→ Task goal:
Leave out all pictures. Return exactly the lines from the top of the material through the line containing "const aNotReported = [14, 81, 212, 11];".

_____

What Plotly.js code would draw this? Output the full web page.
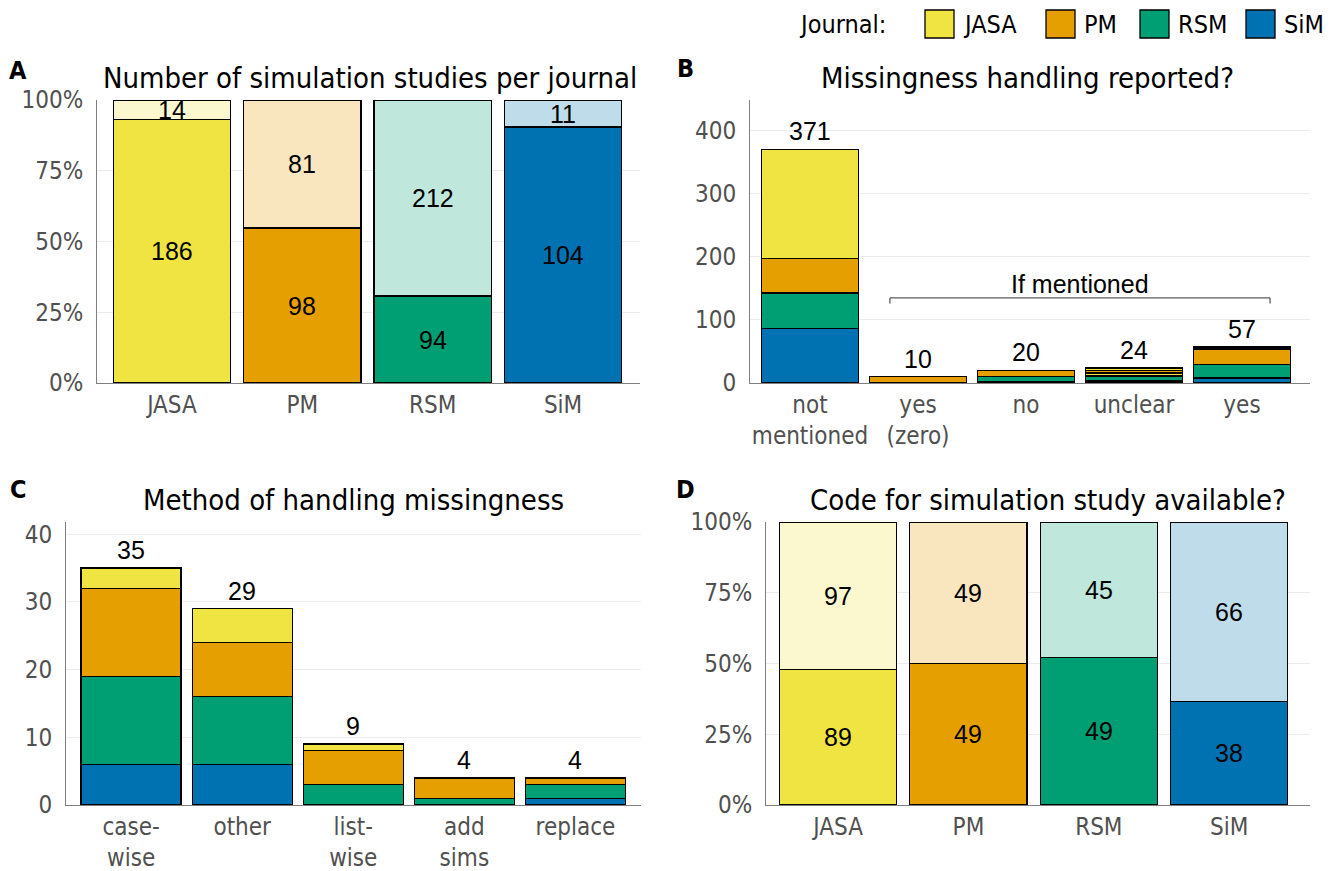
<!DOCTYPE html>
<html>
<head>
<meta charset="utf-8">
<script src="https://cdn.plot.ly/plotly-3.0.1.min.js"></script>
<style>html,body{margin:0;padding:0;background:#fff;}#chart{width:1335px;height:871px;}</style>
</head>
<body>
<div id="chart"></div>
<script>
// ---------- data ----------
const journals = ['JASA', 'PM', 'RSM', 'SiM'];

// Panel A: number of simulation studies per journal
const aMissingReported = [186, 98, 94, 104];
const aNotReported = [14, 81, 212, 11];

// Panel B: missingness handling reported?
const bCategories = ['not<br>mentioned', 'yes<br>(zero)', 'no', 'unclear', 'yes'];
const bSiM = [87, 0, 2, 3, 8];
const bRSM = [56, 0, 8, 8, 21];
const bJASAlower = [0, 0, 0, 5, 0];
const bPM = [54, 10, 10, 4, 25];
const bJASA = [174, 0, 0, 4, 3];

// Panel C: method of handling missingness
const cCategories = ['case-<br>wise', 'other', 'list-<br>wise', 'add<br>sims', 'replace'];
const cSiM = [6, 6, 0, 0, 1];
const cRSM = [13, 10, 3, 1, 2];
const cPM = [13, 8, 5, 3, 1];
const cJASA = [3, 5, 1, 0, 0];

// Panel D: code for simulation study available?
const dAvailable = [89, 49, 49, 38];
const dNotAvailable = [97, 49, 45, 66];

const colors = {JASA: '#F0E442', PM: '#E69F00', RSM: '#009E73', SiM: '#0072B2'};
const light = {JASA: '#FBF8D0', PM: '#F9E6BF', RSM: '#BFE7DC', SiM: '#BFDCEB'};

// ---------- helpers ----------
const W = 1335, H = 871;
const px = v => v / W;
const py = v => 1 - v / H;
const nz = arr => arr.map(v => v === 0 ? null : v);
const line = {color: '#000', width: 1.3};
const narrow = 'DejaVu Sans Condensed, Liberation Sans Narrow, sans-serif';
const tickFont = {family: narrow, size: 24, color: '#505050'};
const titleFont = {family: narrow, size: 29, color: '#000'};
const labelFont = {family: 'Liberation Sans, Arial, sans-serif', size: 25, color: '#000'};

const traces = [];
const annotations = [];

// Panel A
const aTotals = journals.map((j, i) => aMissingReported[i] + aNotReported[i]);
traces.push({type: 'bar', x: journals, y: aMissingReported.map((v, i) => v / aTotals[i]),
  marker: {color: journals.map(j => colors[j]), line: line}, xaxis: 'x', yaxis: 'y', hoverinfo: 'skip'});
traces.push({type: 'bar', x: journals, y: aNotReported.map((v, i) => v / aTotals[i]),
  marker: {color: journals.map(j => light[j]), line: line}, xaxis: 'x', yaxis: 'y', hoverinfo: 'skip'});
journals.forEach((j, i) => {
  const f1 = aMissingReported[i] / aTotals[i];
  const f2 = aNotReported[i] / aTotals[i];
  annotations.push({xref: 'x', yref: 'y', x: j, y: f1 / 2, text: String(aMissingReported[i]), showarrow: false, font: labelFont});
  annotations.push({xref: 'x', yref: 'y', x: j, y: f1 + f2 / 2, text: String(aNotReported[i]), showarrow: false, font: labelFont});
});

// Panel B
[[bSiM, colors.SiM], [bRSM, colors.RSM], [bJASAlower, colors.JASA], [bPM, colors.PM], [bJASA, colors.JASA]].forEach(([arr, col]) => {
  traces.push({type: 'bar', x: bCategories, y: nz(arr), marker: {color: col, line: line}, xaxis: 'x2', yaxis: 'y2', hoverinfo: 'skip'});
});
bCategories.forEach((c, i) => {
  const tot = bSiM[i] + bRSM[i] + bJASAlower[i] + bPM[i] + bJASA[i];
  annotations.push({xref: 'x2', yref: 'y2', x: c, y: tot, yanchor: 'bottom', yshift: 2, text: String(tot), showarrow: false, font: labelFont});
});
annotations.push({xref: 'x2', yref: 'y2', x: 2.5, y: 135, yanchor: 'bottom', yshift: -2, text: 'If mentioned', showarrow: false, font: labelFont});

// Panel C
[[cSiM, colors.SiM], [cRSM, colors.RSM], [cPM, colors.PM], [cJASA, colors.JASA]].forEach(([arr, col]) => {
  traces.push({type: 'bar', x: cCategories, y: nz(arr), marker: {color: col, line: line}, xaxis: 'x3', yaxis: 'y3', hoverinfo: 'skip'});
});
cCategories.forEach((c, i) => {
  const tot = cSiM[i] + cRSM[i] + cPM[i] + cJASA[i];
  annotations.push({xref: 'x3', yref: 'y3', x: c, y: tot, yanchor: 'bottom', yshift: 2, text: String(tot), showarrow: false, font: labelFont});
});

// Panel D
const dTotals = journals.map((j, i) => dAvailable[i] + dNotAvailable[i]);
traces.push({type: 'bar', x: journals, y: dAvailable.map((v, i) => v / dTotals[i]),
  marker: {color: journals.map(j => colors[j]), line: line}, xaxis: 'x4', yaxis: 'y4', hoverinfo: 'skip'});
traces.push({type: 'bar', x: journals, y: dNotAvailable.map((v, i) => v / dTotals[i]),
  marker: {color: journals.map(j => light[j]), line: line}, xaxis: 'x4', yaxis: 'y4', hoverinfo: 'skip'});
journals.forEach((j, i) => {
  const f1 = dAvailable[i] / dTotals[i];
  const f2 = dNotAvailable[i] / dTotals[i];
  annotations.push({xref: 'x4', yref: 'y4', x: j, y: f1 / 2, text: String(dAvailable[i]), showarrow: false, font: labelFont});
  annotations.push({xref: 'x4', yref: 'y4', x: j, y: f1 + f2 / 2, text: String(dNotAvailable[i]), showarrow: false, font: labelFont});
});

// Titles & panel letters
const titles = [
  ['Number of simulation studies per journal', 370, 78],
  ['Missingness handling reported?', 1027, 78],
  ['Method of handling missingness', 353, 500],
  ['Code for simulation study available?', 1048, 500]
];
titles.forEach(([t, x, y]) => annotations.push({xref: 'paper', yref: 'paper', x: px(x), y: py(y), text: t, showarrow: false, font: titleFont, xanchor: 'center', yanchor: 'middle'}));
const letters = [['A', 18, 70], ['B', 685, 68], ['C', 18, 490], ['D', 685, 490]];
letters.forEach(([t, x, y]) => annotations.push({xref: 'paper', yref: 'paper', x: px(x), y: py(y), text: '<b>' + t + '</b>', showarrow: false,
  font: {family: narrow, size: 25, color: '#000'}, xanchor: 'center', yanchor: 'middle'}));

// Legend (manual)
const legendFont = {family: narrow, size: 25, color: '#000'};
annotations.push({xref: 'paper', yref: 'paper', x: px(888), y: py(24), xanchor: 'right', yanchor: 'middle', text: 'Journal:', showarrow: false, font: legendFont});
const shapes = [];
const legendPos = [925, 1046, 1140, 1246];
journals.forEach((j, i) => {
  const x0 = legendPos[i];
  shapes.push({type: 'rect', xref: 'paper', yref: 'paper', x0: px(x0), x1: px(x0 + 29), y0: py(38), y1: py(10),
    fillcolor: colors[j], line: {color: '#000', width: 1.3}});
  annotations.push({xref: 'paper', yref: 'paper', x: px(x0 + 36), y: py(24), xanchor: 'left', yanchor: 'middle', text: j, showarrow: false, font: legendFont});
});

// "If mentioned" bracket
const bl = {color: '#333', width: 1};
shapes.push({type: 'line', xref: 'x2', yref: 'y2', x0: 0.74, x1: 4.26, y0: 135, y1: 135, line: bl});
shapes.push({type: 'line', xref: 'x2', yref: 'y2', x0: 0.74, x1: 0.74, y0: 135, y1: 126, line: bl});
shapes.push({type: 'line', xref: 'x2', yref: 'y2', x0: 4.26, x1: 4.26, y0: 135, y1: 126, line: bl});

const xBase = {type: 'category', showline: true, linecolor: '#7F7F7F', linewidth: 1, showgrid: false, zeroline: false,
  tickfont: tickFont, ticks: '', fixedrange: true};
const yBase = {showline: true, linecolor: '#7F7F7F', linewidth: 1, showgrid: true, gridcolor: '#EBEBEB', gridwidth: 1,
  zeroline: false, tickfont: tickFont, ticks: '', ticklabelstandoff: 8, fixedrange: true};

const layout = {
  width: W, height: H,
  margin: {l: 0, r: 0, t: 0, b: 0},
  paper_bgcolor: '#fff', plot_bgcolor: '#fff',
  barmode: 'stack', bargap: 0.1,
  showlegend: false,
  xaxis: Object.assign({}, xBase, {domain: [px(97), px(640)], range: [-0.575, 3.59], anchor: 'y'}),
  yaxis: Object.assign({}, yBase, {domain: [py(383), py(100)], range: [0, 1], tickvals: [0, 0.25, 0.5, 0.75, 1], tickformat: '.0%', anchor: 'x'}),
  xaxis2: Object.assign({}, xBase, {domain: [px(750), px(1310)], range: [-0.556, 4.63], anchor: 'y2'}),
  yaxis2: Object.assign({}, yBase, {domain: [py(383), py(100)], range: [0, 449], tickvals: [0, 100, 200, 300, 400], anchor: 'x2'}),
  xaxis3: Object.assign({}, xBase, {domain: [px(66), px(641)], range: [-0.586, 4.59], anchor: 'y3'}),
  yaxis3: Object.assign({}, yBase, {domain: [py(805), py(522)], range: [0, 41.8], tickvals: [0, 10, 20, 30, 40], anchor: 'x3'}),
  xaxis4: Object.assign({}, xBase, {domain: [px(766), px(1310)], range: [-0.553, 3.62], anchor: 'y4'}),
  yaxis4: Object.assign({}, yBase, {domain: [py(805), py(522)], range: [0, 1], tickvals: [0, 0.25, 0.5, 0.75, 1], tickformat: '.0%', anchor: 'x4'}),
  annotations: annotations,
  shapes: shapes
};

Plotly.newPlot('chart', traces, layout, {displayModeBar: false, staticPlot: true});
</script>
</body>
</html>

_____

→ Complete output:
What Plotly.js code would draw this? Output the full web page.
<!DOCTYPE html>
<html>
<head>
<meta charset="utf-8">
<script src="https://cdn.plot.ly/plotly-3.0.1.min.js"></script>
<style>html,body{margin:0;padding:0;background:#fff;}#chart{width:1335px;height:871px;}</style>
</head>
<body>
<div id="chart"></div>
<script>
// ---------- data ----------
const journals = ['JASA', 'PM', 'RSM', 'SiM'];

// Panel A: number of simulation studies per journal
const aMissingReported = [186, 98, 94, 104];
const aNotReported = [14, 81, 212, 11];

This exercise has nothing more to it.